Tuesday, June 3, 2014

Pirated Oil Tanker Found as Mystery Disappearance Explained

Meanwhile Body Recovered from Exploded Vessel
Shipping News Feature

THAILAND – JAPAN – The missing oil tanker Orapin 4 has been found, with her crew unharmed, after she was hijacked by pirates on her way to Indonesia from Singapore. This news comes as Japanese authorities release a statement confirming that they have found the body of the Captain who disappeared after his own vessel exploded a few miles away from Himeji Port last Thursday, May 29.

Divers from the Japanese Coast Guard found the body of 64 year old Captain Masaichi Ando in the Shoko Maru’s cargo hold on Saturday morning, approximately 50 hours after the chemical tanker exploded. Although the vessel’s seven other crew members were rescued, one remains in a critical condition due to the severity of his burns. According to a preliminary investigation, the fire and the subsequent explosion and foundering were triggered by a grinder that, at the time, was being used to remove rust in an oil storage tank.

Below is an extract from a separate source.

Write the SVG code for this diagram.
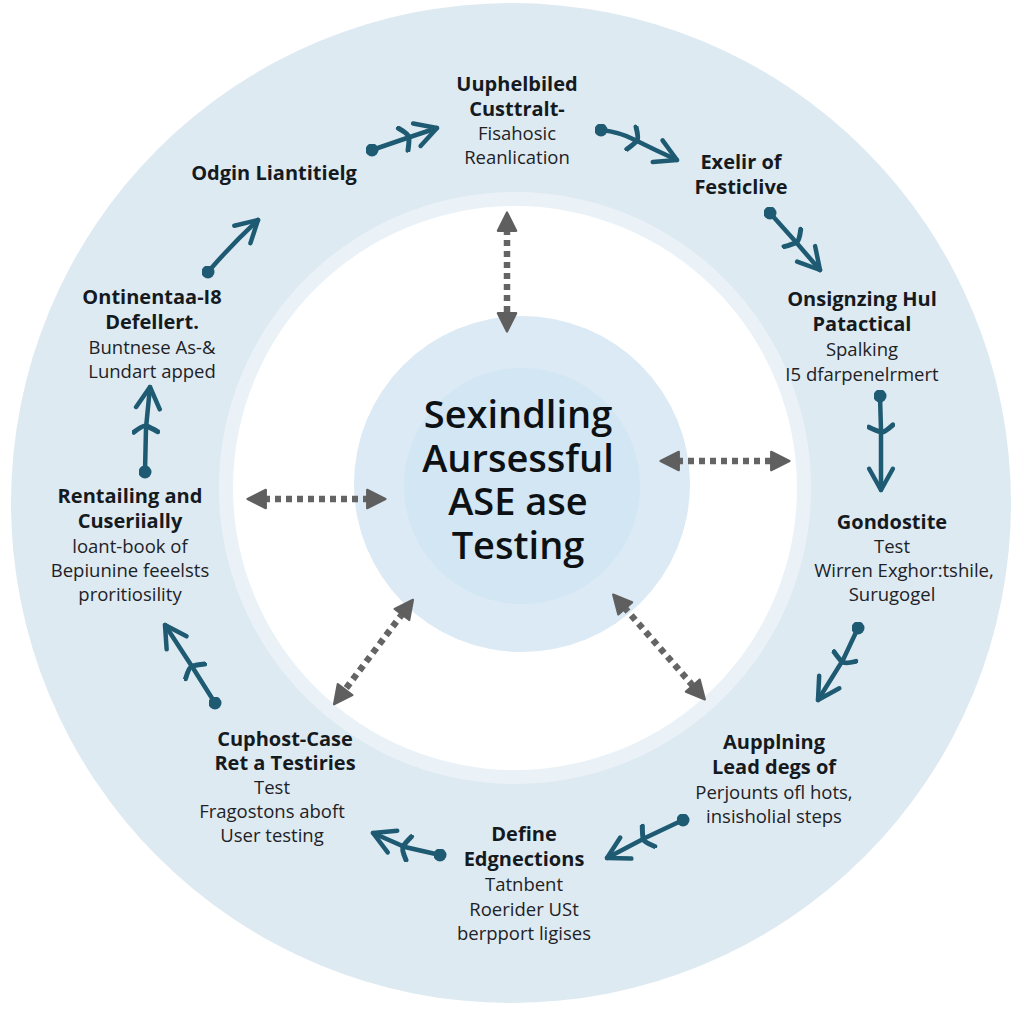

The Thai Royal Navy has said that the Orapin 4 has now been found with all her crew safely onboard after they were hijacked by pirates whilst transiting through the Singapore Strait. According to the Thai authorities, a group of 10 pirates, armed with guns and knives, boarded the vessel and tied up the 14 strong crew. They then set about destroying the communication systems and painting over the name to read Rapi instead of Orapin 4, but left the IMO number visible. Her cargo of 3 million litres of marine diesel had been siphoned off and she was left with enough fuel to reach Sriracha Port in Thailand. Ian Millen, Chief Operating Officer with Dryad Maritime, a security company which specialises in protecting vessels in the region, commented:

“This latest hijack is clearly not an isolated event and it is likely that such crime will continue to be perpetrated to feed the black market. The unfortunate victims we have seen tend to be small, local product tankers, mainly working out of Singapore, with no obvious threat of this type of crime against larger Supertankers transiting through the area. The key to defeating the criminal gangs involved lies in comprehensive reporting of all such incidents to the IMB and appropriate regional authorities, alongside the sharing of information with local law enforcement. This kind of threat ultimately needs to be tackled at the point of criminal origin ashore. Once in control of a vessel, it’s just too late.”

Photo: The Shoku Maru burning out before sinking.